В Свердловск теперь он приезжал редко, иногда я наведывался к нему в Первоуральск. Медленно бродя по улицам, мы разговаривали о разных разностях. Порой, забывшись, я ускорял шаг, и Павел останавливался с робкой, смущенной улыбкой: надо было отдышаться и умерить болезненно дергающийся «мотор». Однажды в сквере он поймал пчелу и тут же приложил ее к оголенной груди, чтобы ужалила:
— Отличное средство при ревмокардите и грудной жабе. Я вот прошлое лето жил на родине, в Покровском, каждый день пчелок использовал. Помогает…
Он, как всегда, бодрился и улыбался, но болезнь его все-таки прижимала. Все чаще в мыслях и разговорах он возвращался к своей книге о Павлике Морозове.

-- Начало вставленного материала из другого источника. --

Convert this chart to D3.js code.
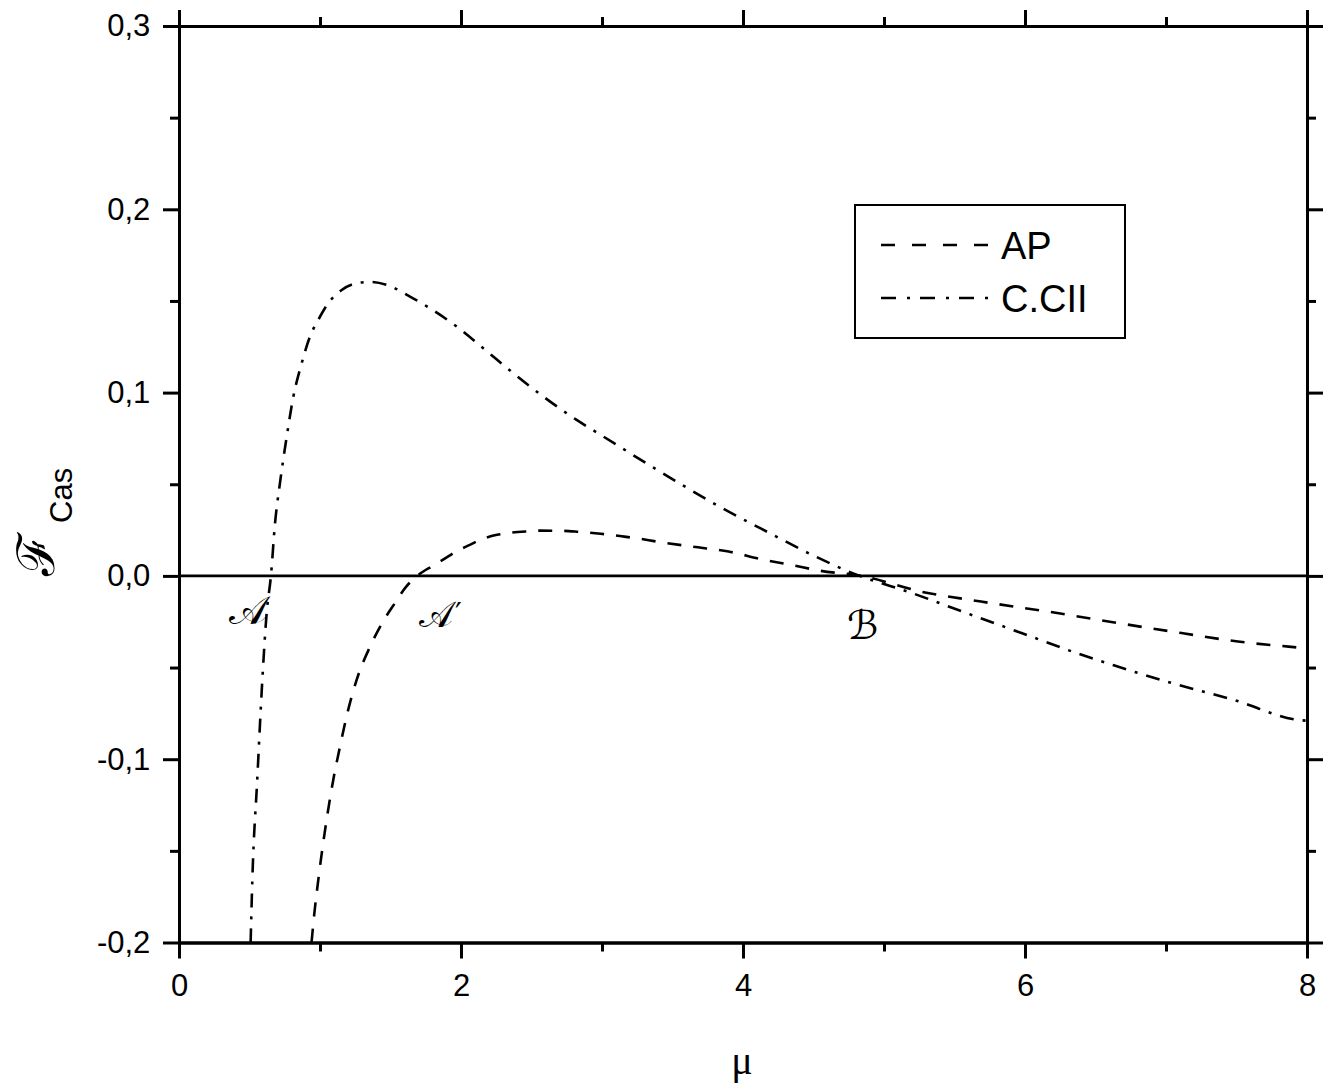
<!DOCTYPE html>
<html>
<head>
<meta charset="utf-8">
<script src="https://cdn.jsdelivr.net/npm/d3@7"></script>
<style>
  body { margin: 0; background: #fff; }
  svg { display: block; }
  .axis text { font-family: "Liberation Sans", Arial, sans-serif; font-size: 31px; fill: #000; }
  .axis path, .axis line { stroke: #000; stroke-width: 3px; }
  .curve { fill: none; stroke: #000; stroke-width: 2.6px; }
</style>
</head>
<body>
<svg id="chart" width="1343" height="1092"></svg>
<script>
// AP curve (dashed)
var muAP = [0.940, 0.96, 0.988, 1.019, 1.054, 1.094, 1.142, 1.194, 1.26, 1.355, 1.44, 1.53, 1.61, 1.69,
            1.80, 1.87, 1.97, 2.05, 2.156, 2.255, 2.36, 2.47, 2.56, 2.72, 2.83, 2.99, 3.14, 3.23,
            3.39, 3.637, 3.898, 4.125, 4.353, 4.549, 4.84, 5.265, 5.688, 6.24, 6.665, 7.12, 7.51, 7.87, 8.0];
var fAP = [-0.200, -0.184, -0.1658, -0.1477, -0.1295, -0.1113, -0.0931, -0.0749, -0.0567, -0.0386, -0.0258, -0.015, -0.006, 0.0,
           0.0055, 0.0087, 0.0135, 0.0165, 0.0203, 0.0224, 0.0236, 0.0243, 0.0247, 0.0246, 0.0241, 0.023, 0.0216, 0.0207,
           0.0187, 0.016, 0.0133, 0.0092, 0.0058, 0.0028, 0.0, -0.0086, -0.014, -0.0204, -0.0258, -0.0313, -0.0358, -0.0386, -0.0395];

// C.CII curve (dash-dot)
var muCII = [0.508, 0.520, 0.555, 0.591, 0.622, 0.652, 0.681, 0.716, 0.764, 0.811, 0.870, 0.929, 0.988, 1.059,
             1.154, 1.26, 1.355, 1.473, 1.638, 1.78, 1.97, 2.158, 2.371, 2.584, 2.82, 3.0, 3.35, 3.833,
             4.19, 4.516, 4.777, 5.20, 5.59, 5.98, 6.37, 6.63, 7.02, 7.48, 7.94, 8.0];
var fCII = [-0.200, -0.166, -0.111, -0.0567, -0.020, 0.0, 0.0287, 0.0506, 0.076, 0.0978, 0.116, 0.1306, 0.1397, 0.1488,
            0.156, 0.1597, 0.1604, 0.1588, 0.1524, 0.146, 0.136, 0.1242, 0.1106, 0.0978, 0.0851, 0.0765, 0.0598, 0.0378,
            0.0233, 0.0105, 0.0015, -0.0094, -0.0204, -0.0313, -0.0422, -0.0488, -0.058, -0.0676, -0.0786, -0.079];

var xMajor = [0, 2, 4, 6, 8];
var xMinor = [1, 3, 5, 7];
var yMajor = [-0.2, -0.1, 0.0, 0.1, 0.2, 0.3];
var yMinor = [-0.15, -0.05, 0.05, 0.15, 0.25];

var seriesNames = ["AP", "C.CII"];
var dashes = ["14,12", "14,9,3,9"];

function drawChart() {
    var svg = d3.select("#chart");
    var left = 179, right = 1307, plotTop = 26, bottom = 942.5;

    var x = d3.scaleLinear().domain([0, 8]).range([left, right]);
    var y = d3.scaleLinear().domain([-0.2, 0.3]).range([bottom, plotTop]);

    function fmtY(d) { return d3.format(".1f")(d).replace(".", ",").replace("\u2212", "-"); }

    svg.append("defs").append("clipPath").attr("id", "clip")
        .append("rect").attr("x", left).attr("y", plotTop)
        .attr("width", right - left).attr("height", bottom - plotTop);

    // zero line
    svg.append("line")
        .attr("x1", x(0)).attr("x2", x(8))
        .attr("y1", y(0)).attr("y2", y(0))
        .attr("stroke", "#000").attr("stroke-width", 2.6);

    // curves
    var line = d3.line()
        .x(function(d) { return x(d[0]); })
        .y(function(d) { return y(d[1]); })
        .curve(d3.curveMonotoneX);

    var data = [d3.zip(muAP, fAP), d3.zip(muCII, fCII)];
    svg.append("g").attr("clip-path", "url(#clip)")
        .selectAll(".curve")
        .data(data)
        .enter().append("path")
        .attr("class", "curve")
        .attr("stroke-dasharray", function(d, i) { return dashes[i]; })
        .attr("d", line);

    // axes: major + minor ticks on all four sides
    function addAxis(axisFn, scale, major, minor, transform, fmt) {
        svg.append("g").attr("class", "axis").attr("transform", transform)
            .call(axisFn(scale).tickValues(minor).tickSize(9).tickSizeOuter(0).tickFormat(""));
        return svg.append("g").attr("class", "axis").attr("transform", transform)
            .call(axisFn(scale).tickValues(major).tickSize(16).tickSizeOuter(0)
                  .tickPadding(8).tickFormat(fmt));
    }

    var gb = addAxis(d3.axisBottom, x, xMajor, xMinor, "translate(0," + bottom + ")", d3.format("d"));
    gb.selectAll("text").attr("dy", "0.95em");
    addAxis(d3.axisTop, x, xMajor, xMinor, "translate(0," + plotTop + ")", function() { return ""; });
    var gl = addAxis(d3.axisLeft, y, yMajor, yMinor, "translate(" + left + ",0)", fmtY);
    gl.selectAll("text").attr("dx", "-0.15em");
    addAxis(d3.axisRight, y, yMajor, yMinor, "translate(" + right + ",0)", function() { return ""; });

    // axis titles
    svg.append("text")
        .attr("x", 742).attr("y", 1074)
        .attr("text-anchor", "middle")
        .style("font-family", "'Liberation Serif', serif")
        .style("font-size", "40px")
        .text("\u03bc");

    svg.append("text")
        .attr("transform", "translate(54,576) rotate(-90)")
        .style("font-family", "'DejaVu Serif', serif")
        .style("font-size", "52px")
        .text("\u2131");
    svg.append("text")
        .attr("transform", "translate(72,523) rotate(-90)")
        .style("font-family", "'Liberation Sans', Arial, sans-serif")
        .style("font-size", "31px")
        .text("Cas");

    // point annotations
    var notes = [["\ud835\udc9c", 229, 624, 40], ["\ud835\udc9c", 419, 627, 36], ["\u212c", 847, 639, 40]];
    svg.selectAll(".note")
        .data(notes)
        .enter().append("text")
        .attr("class", "note")
        .attr("x", function(d) { return d[1]; })
        .attr("y", function(d) { return d[2]; })
        .style("font-family", "'DejaVu Serif', 'DejaVu Sans', serif")
        .style("font-size", function(d) { return d[3] + "px"; })
        .text(function(d) { return d[0]; });
    svg.append("text")
        .attr("x", 455).attr("y", 624)
        .style("font-family", "'DejaVu Sans', sans-serif")
        .style("font-size", "30px")
        .text("\u2032");

    // legend
    var legend = svg.append("g");
    legend.append("rect")
        .attr("x", 855).attr("y", 205).attr("width", 270).attr("height", 133)
        .attr("fill", "#fff").attr("stroke", "#000").attr("stroke-width", 2);

    var item = legend.selectAll(".item")
        .data(seriesNames)
        .enter().append("g")
        .attr("class", "item")
        .attr("transform", function(d, i) { return "translate(0," + (245 + i * 53) + ")"; });

    item.append("line")
        .attr("x1", 881).attr("x2", 989).attr("y1", 0).attr("y2", 0)
        .attr("stroke", "#000").attr("stroke-width", 2.6)
        .attr("stroke-dasharray", function(d, i) { return i == 0 ? "14,17" : "15,11,3,10"; });

    item.append("text")
        .attr("x", 1001).attr("y", 14)
        .style("font-family", "'Liberation Sans', Arial, sans-serif")
        .style("font-size", "38px")
        .text(function(d) { return d; });
}

drawChart();
</script>
</body>
</html>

Вслед за его первенцем появилось о юном герое уже немало произведений: повести В. Губарева и А. Яковлева, поэтические творения Е. Хоринской и С. Щипачева, пьеса Л. Румянцева и другие вещи. Однако его книга все же была на отличку — и потому, что самая первая, по горячим, еще дымящимся кровью следам событий, и потому, что написана была человеком, который своими глазами видел все, касающееся тех событий, сам принимал непосредственное участие в их расследовании. Его книга была максимально приближенной к событиям и максимально достоверной.
— Горький, он меня обругал, конечно, правильно, — не раз повторял Павел Дмитриевич. — Но ведь в ту пору написать лучше я не мог: ни умения не было, ни времени.
— Но не значит ли это, Павел, что сейчас-то тебе нужно переписать книгу заново? Это твое право и твой долг!
— Не знаю. Может быть…
Потом он как-то сказал:
— Видишь, в чем дело… Павлик Морозов это ведь очень типичный случай и далеко не единственный. Только мне привелось участвовать в расследовании примерно десяти убийств пионеров кулачьем. Только мне. А всего по Уралу, по стране — сколько их было, подобных жертв! Не счесть. Обо всех не расскажешь, но забывать об этом мы не имеем права.
Однажды он показал мне письма Льва Кассиля, касающиеся книги «В кулацком гнезде». Первое было от 22 января 1934 года. Лев Абрамович подробно, тщательно анализировал повесть, постранично указывал огрехи, писал о недостатках и достоинствах.
«А что хорошо в книжке? Она довольно хорошо построена. Действие располагается правильно и разворачивается живо. Вы местами хорошо тормозите развязку, делая вовремя остановку, умело перебивая повествование и оперируя переносом действия».